Of the many whirlpools we’ve floated on in the first six eps, the one featuring Aya and Masaki strikes me as being just a bit different. This one (for me at least) is the emotional center of Boogiepop wa Warawanai – more overtly appealing to the heart than the others. We know this one has overlapped with the Jin and Anou pools, and Suema’s drifts into view for the first time in several weeks. That it’s Boogiepop/Touka she’s tutoring as we meet her this week is no coincidence – again, Boogiepop is at the center, but also at the periphery. When important events are about to happen, that’s when Boogiepop appears.

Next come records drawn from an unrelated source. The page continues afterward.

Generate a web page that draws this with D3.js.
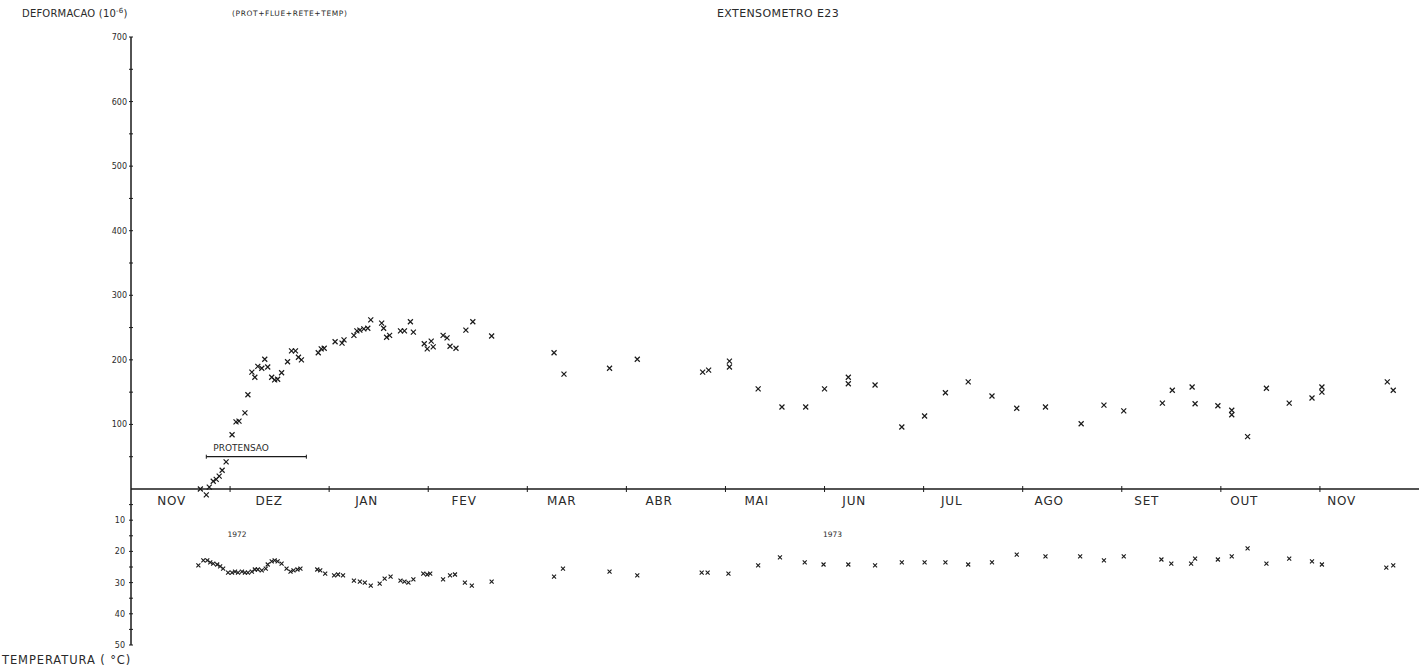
<!DOCTYPE html>
<html>
<head>
<meta charset="utf-8">
<script src="https://cdn.jsdelivr.net/npm/d3@7"></script>
<style>
  html, body { margin: 0; padding: 0; background: #fff; }
  svg { display: block; }
  text { font-family: "DejaVu Sans", sans-serif; fill: #2a2a2a; }
</style>
</head>
<body>
<script>
// ---------------- DATA ----------------
const monthLabels = ["NOV","DEZ","JAN","FEV","MAR","ABR","MAI","JUN","JUL","AGO","SET","OUT","NOV"];
const yearLabels = [["1972", 1.07], ["1973", 7.08]];
const deformTicks = [100, 200, 300, 400, 500, 600, 700];
const tempTicks = [10, 20, 30, 40, 50];

// deformation (10^-6): [month index from 1 Nov 1972, value]
const deformation = [
  [0.70,0],[0.76,-9],[0.79,3],[0.83,12],[0.86,15],[0.89,20],[0.92,29],[0.96,42],
  [1.02,84],[1.06,104],[1.09,105],[1.15,118],[1.18,146],[1.22,181],[1.25,173],
  [1.28,190],[1.32,187],[1.35,201],[1.38,189],[1.42,173],[1.45,169],[1.48,170],
  [1.52,180],[1.58,197],[1.62,214],[1.66,214],[1.69,204],[1.72,200],
  [1.89,211],[1.92,217],[1.95,218],[2.06,228],[2.13,226],[2.15,231],
  [2.25,238],[2.28,245],[2.31,246],[2.35,248],[2.39,249],[2.42,262],
  [2.53,257],[2.55,249],[2.58,235],[2.61,238],[2.72,245],[2.76,245],[2.82,259],[2.85,243],
  [2.96,225],[2.99,217],[3.03,229],[3.05,220],[3.15,238],[3.19,234],[3.22,221],[3.28,218],
  [3.38,246],[3.45,259],[3.64,237],
  [4.27,211],[4.37,178],[4.83,187],[5.11,201],[5.77,181],[5.83,184],[6.04,198],[6.04,189],
  [6.33,155],[6.57,127],[6.81,127],[7.00,155],[7.24,173],[7.24,163],[7.51,161],
  [7.78,96],[8.01,113],[8.22,149],[8.45,166],[8.69,144],[8.94,125],[9.23,127],
  [9.59,101],[9.82,130],[10.02,121],[10.41,133],[10.51,153],[10.71,158],[10.74,132],
  [10.97,129],[11.11,122],[11.11,115],[11.27,81],[11.46,156],[11.69,133],[11.92,141],
  [12.02,158],[12.02,150],[12.68,166],[12.74,153]
];

// temperature (°C): [month index, value]
const temperature = [
  [0.68,24.5],[0.73,22.9],[0.77,22.9],[0.80,23.5],[0.83,23.9],[0.87,24.2],[0.90,24.8],
  [0.93,25.5],[0.98,26.8],[1.02,26.8],[1.05,26.5],[1.08,26.8],[1.12,26.5],[1.15,26.8],
  [1.18,26.8],[1.22,26.5],[1.25,25.8],[1.28,25.8],[1.32,26.1],[1.36,25.5],[1.38,24.2],
  [1.42,23.2],[1.45,22.9],[1.48,23.2],[1.52,23.9],[1.57,25.5],[1.61,26.5],[1.64,26.1],
  [1.68,25.8],[1.71,25.5],[1.88,25.8],[1.91,26.1],[1.96,27.1],[2.05,27.7],[2.09,27.4],
  [2.14,27.7],[2.25,29.4],[2.31,29.7],[2.36,30.0],[2.42,31.0],[2.51,30.3],[2.56,28.7],
  [2.62,28.1],[2.72,29.4],[2.76,29.7],[2.80,30.0],[2.85,29.0],[2.95,27.1],[2.99,27.4],
  [3.02,27.1],[3.15,29.0],[3.22,27.7],[3.27,27.4],[3.37,30.0],[3.44,31.0],[3.64,29.7],
  [4.27,28.1],[4.36,25.5],[4.83,26.5],[5.11,27.7],[5.76,26.8],[5.82,26.8],[6.03,27.1],
  [6.33,24.5],[6.55,21.9],[6.80,23.5],[6.99,24.2],[7.24,24.2],[7.51,24.5],[7.78,23.5],
  [8.01,23.5],[8.22,23.5],[8.45,24.2],[8.69,23.5],[8.94,21.0],[9.23,21.6],[9.58,21.6],
  [9.82,22.9],[10.02,21.6],[10.40,22.6],[10.50,23.9],[10.70,23.9],[10.74,22.3],
  [10.97,22.6],[11.11,21.6],[11.27,19.0],[11.46,23.9],[11.69,22.3],[11.92,23.2],
  [12.02,24.2],[12.67,25.2],[12.74,24.5]
];

const protensao = { label: "PROTENSAO", from: 0.76, to: 1.77, value: 50 };

// ---------------- CHART ----------------
const W = 1420, H = 667;
const svg = d3.select("body").append("svg").attr("width", W).attr("height", H);
svg.append("rect").attr("width", W).attr("height", H).attr("fill", "#fff");

const x = d3.scaleLinear().domain([0, 13]).range([131, 1419]);
const yD = d3.scaleLinear().domain([0, 700]).range([489, 37]);
const yT = d3.scaleLinear().domain([0, 50]).range([489, 645]);
const labelPos = d3.scalePoint().domain(d3.range(monthLabels.length)).range([x(0.41), x(12.22)]);

const ink = "#1a1a1a";

// axes lines
svg.append("line").attr("x1", x(0)).attr("x2", x(0)).attr("y1", yD(700)).attr("y2", yT(50))
  .attr("stroke", ink).attr("stroke-width", 1.5);
svg.append("line").attr("x1", x(0)).attr("x2", x(13)).attr("y1", yD(0)).attr("y2", yD(0))
  .attr("stroke", ink).attr("stroke-width", 1.5);

// deformation ticks (every 50)
d3.range(50, 701, 50).forEach(v => {
  svg.append("line").attr("x1", x(0) - 2).attr("x2", x(0) + 2).attr("y1", yD(v)).attr("y2", yD(v))
    .attr("stroke", ink).attr("stroke-width", 1);
});
svg.selectAll("text.dtick").data(deformTicks).enter().append("text")
  .attr("class", "dtick").attr("x", x(0) - 4).attr("y", d => yD(d) + 3)
  .attr("text-anchor", "end").attr("font-size", 8).text(d => d);

// temperature ticks (every 5)
d3.range(5, 51, 5).forEach(v => {
  svg.append("line").attr("x1", x(0) - 2).attr("x2", x(0) + 2).attr("y1", yT(v)).attr("y2", yT(v))
    .attr("stroke", ink).attr("stroke-width", 1);
});
svg.selectAll("text.ttick").data(tempTicks).enter().append("text")
  .attr("class", "ttick").attr("x", x(0) - 6).attr("y", d => yT(d) + 3)
  .attr("text-anchor", "end").attr("font-size", 8).text(d => d);

// month boundary ticks
d3.range(1, 13).forEach(m => {
  svg.append("line").attr("x1", x(m)).attr("x2", x(m)).attr("y1", yD(0) - 3).attr("y2", yD(0) + 3)
    .attr("stroke", ink).attr("stroke-width", 1);
});

// month labels
svg.selectAll("text.month").data(monthLabels).enter().append("text")
  .attr("class", "month").attr("x", (d, i) => labelPos(i)).attr("y", yD(0) + 16)
  .attr("text-anchor", "middle").attr("font-size", 12).attr("letter-spacing", 0.8).text(d => d);

// year labels
svg.selectAll("text.year").data(yearLabels).enter().append("text")
  .attr("class", "year").attr("x", d => x(d[1])).attr("y", yT(14.5) + 3)
  .attr("text-anchor", "middle").attr("font-size", 7.5).text(d => d[0]);

// markers
function cross(sel, s, sw) {
  sel.append("path")
    .attr("d", `M${-s},${-s}L${s},${s}M${-s},${s}L${s},${-s}`)
    .attr("stroke", ink).attr("stroke-width", sw).attr("fill", "none");
}
const gD = svg.append("g");
deformation.forEach(d => {
  const g = gD.append("g").attr("transform", `translate(${x(d[0])},${yD(d[1])})`);
  cross(g, 2.5, 1.2);
});
const gT = svg.append("g");
temperature.forEach(d => {
  const g = gT.append("g").attr("transform", `translate(${x(d[0])},${yT(d[1])})`);
  cross(g, 2, 1.1);
});

// PROTENSAO bracket
const py = yD(protensao.value);
svg.append("line").attr("x1", x(protensao.from)).attr("x2", x(protensao.to)).attr("y1", py).attr("y2", py)
  .attr("stroke", ink).attr("stroke-width", 1.2);
[protensao.from, protensao.to].forEach(m => {
  svg.append("line").attr("x1", x(m)).attr("x2", x(m)).attr("y1", py - 2).attr("y2", py + 2)
    .attr("stroke", ink).attr("stroke-width", 1);
});
svg.append("text").attr("x", x(protensao.from) + 7).attr("y", py - 6)
  .attr("font-size", 9).text(protensao.label);

// titles
const t1 = svg.append("text").attr("x", 22).attr("y", 17).attr("font-size", 10).attr("letter-spacing", 0.2);
t1.append("tspan").text("DEFORMACAO  (10");
t1.append("tspan").attr("dy", -4).attr("font-size", 7).text("-6");
t1.append("tspan").attr("dy", 4).text(")");
svg.append("text").attr("x", 232).attr("y", 16).attr("font-size", 7.5).attr("letter-spacing", 0.6)
  .text("(PROT+FLUE+RETE+TEMP)");
svg.append("text").attr("x", 778).attr("y", 17).attr("text-anchor", "middle").attr("font-size", 11)
  .attr("letter-spacing", 0.4).text("EXTENSOMETRO E23");
svg.append("text").attr("x", 2).attr("y", 664).attr("font-size", 11.5).attr("letter-spacing", 0.9)
  .text("TEMPERATURA  ( °C)");
</script>
</body>
</html>
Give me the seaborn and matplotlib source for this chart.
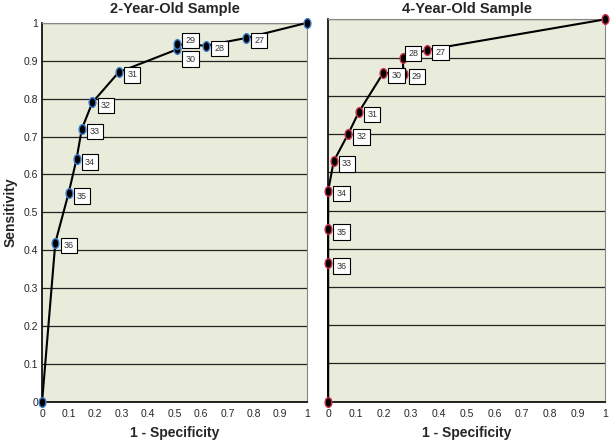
import numpy as np
import pandas as pd
import matplotlib
matplotlib.use("Agg")
import matplotlib.pyplot as plt
from matplotlib.path import Path
import seaborn as sns

# ROC points, ordered along the curve (cut-off scores 36 -> 27)
labels_2yr = ["", "36", "35", "34", "33", "32", "31", "30", "29", "28", "27", ""]
fpr_2yr = [0.0, 0.05, 0.10, 0.13, 0.15, 0.19, 0.29, 0.51, 0.51, 0.62, 0.77, 1.0]
sens_2yr = [0.0, 0.42, 0.55, 0.64, 0.72, 0.79, 0.87, 0.93, 0.943, 0.94, 0.96, 1.0]

labels_4yr = ["", "36", "35", "34", "33", "32", "31", "30", "29", "28", "27", ""]
fpr_4yr = [0.0, 0.0, 0.0, 0.0, 0.02, 0.072, 0.111, 0.199, 0.272, 0.269, 0.358, 1.0]
sens_4yr = [0.0, 0.362, 0.451, 0.552, 0.629, 0.70, 0.758, 0.86, 0.858, 0.90, 0.92, 1.0]

# label box offsets (points) for the few that sit off the usual spot
offsets_2yr = {"29": (6, 3), "30": (6, -7)}
offsets_4yr = {"28": (4, 3)}

sns.set_theme(style="white")
plt.rcParams["font.family"] = ["Liberation Sans", "DejaVu Sans"]

bg = "#E9ECDA"
ellipse = Path.unit_circle().transformed(matplotlib.transforms.Affine2D().scale(0.7, 1.0))

fig = plt.figure(figsize=(6.1, 4.4), dpi=100)
ax1 = fig.add_axes([0.069, 0.087, 0.434, 0.861])
ax2 = fig.add_axes([0.538, 0.087, 0.454, 0.869])


def draw(ax, fpr, sens, labels, edge, offsets, title, show_y):
    df = pd.DataFrame({"fpr": fpr, "sens": sens})
    ax.set_facecolor(bg)
    sns.lineplot(data=df, x="fpr", y="sens", ax=ax, sort=False, estimator=None,
                 color="black", lw=1.5, marker=ellipse, markersize=7,
                 markerfacecolor="black", markeredgecolor=edge,
                 markeredgewidth=1.0, clip_on=False, zorder=4)
    for x, y, lab in zip(fpr, sens, labels):
        if not lab:
            continue
        dx, dy = offsets.get(lab, (6, -2))
        ax.annotate(lab, (x, y), xytext=(dx, dy), textcoords="offset points",
                    ha="left", va="center", fontsize=6.5, color="#333333",
                    bbox=dict(boxstyle="square,pad=0.35", fc="white",
                              ec="black", lw=0.8), zorder=5)
    ax.set_xlim(0, 1)
    ax.set_ylim(0, 1)
    ax.set_xticks(np.arange(0, 1.01, 0.1))
    ax.set_xticklabels(["0", "0.1", "0.2", "0.3", "0.4", "0.5",
                        "0.6", "0.7", "0.8", "0.9", "1"])
    ax.set_yticks(np.arange(0, 1.01, 0.1))
    if show_y:
        ax.set_yticklabels(["0", "0.1", "0.2", "0.3", "0.4", "0.5",
                            "0.6", "0.7", "0.8", "0.9", "1"])
        ax.set_ylabel("Sensitivity", fontsize=10, fontweight="bold", labelpad=4)
    else:
        ax.set_yticklabels([])
        ax.set_ylabel("")
    ax.yaxis.grid(True, color="#222222", lw=0.9)
    ax.xaxis.grid(False)
    ax.tick_params(axis="x", direction="out", length=3, width=0.8,
                   labelsize=7.5, pad=2, color="#555555")
    ax.tick_params(axis="y", length=0, labelsize=7.5, pad=3)
    ax.set_xlabel("1 - Specificity", fontsize=10, fontweight="bold", labelpad=5)
    # titles sit at the same height above both panels
    bbox = ax.get_position()
    fig.text((bbox.x0 + bbox.x1) / 2, 1 - 9 / 440, title, ha="center",
             va="center", fontsize=10.5, fontweight="bold")
    for side in ["top", "right"]:
        ax.spines[side].set_color("#888888")
        ax.spines[side].set_linewidth(0.8)
    for side in ["left", "bottom"]:
        ax.spines[side].set_color("black")
        ax.spines[side].set_linewidth(1.2)


draw(ax1, fpr_2yr, sens_2yr, labels_2yr, "#3A7FD0", offsets_2yr,
     "2-Year-Old Sample", True)
draw(ax2, fpr_4yr, sens_4yr, labels_4yr, "#D03050", offsets_4yr,
     "4-Year-Old Sample", False)

fig.savefig("out.png", dpi=100, facecolor="white")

As Aya is being threatened and abused by Creepy E, Masaki stumbles upon them and tries to intervene. He wasn’t kidding when he said he was a martial arts expert, but that’s of little avail against Creepy. Aya obviously has feelings for him, which is just as obviously forbidden for her. Whether she was able to successfully prevent Creepy E from doing Masaki permanent damage is less clear, though when he awakes sans his memories of the clash he seems perfectly normal apart from their absence. Eventually Suema becomes involved when Aya turns up on the school roof about to commit suicide (the prominence of suicide in this series in a country where teen suicide has been a huge problem for decades is no coincidence). Their conversation is the most revealing of the episode – peeling back the curtain a bit, if you will.
Meanwhile, Suema also intersects with the Jin whirlpool thanks to Kinukawa Kotoe (Asumi Kana), Jin’s cousin. She’s worried about the change in his behavior and has heard about Suema-san’s interest in weird stuff. Being a deviancy otaku (though more the psychology than the occult kind) she investigates – and in doing so, stumbles on a ritual where Jin indoctrinates two girls into the Imaginator’s army (why this involves them taking their tops and bras off is unclear). Jin (I wonder what happened with his father) is obviously a crucial nexus point for all this stories, and Boogiepop now having taking notice of him means a confrontation of some sort is going to happen there sooner or later.
As one steps back and considers all the distinct eddies in the plot, patterns start to become clear. The movement of these whirlpools isn’t random – as in nature, there’s an overarching logic to them that can be predictive if you work at it. Boogiepop wa Warawanai is still confusing – there are many characters (with roughly similar designs) and the way they pop in and out of the story makes it a challenge to tell all the players without a scorecard sometimes. That’s another reason why I find the Masaki-Aya thread a bit more emotionally appealing – it isn’t afraid to trade on relatable human feelings. He wants to protect her, and she him – and she blames herself for pulling him into dangerous waters. Being intellectually curious about where all these stories are headed is a good reason to watch, but actually caring about one of them makes the experience a bit more rewarding.
Author’s Note: As you may know, there have been some unexpected events at the site this season and thus, Boogiepop was not being covered. I felt it should be so and I’m happy, with Pancakes’ capping help, to be able to do so. If you’d care to read my thoughts on earlier episodes they can be found here. I should also note – I have not read the novels and have almost no memory of the first series.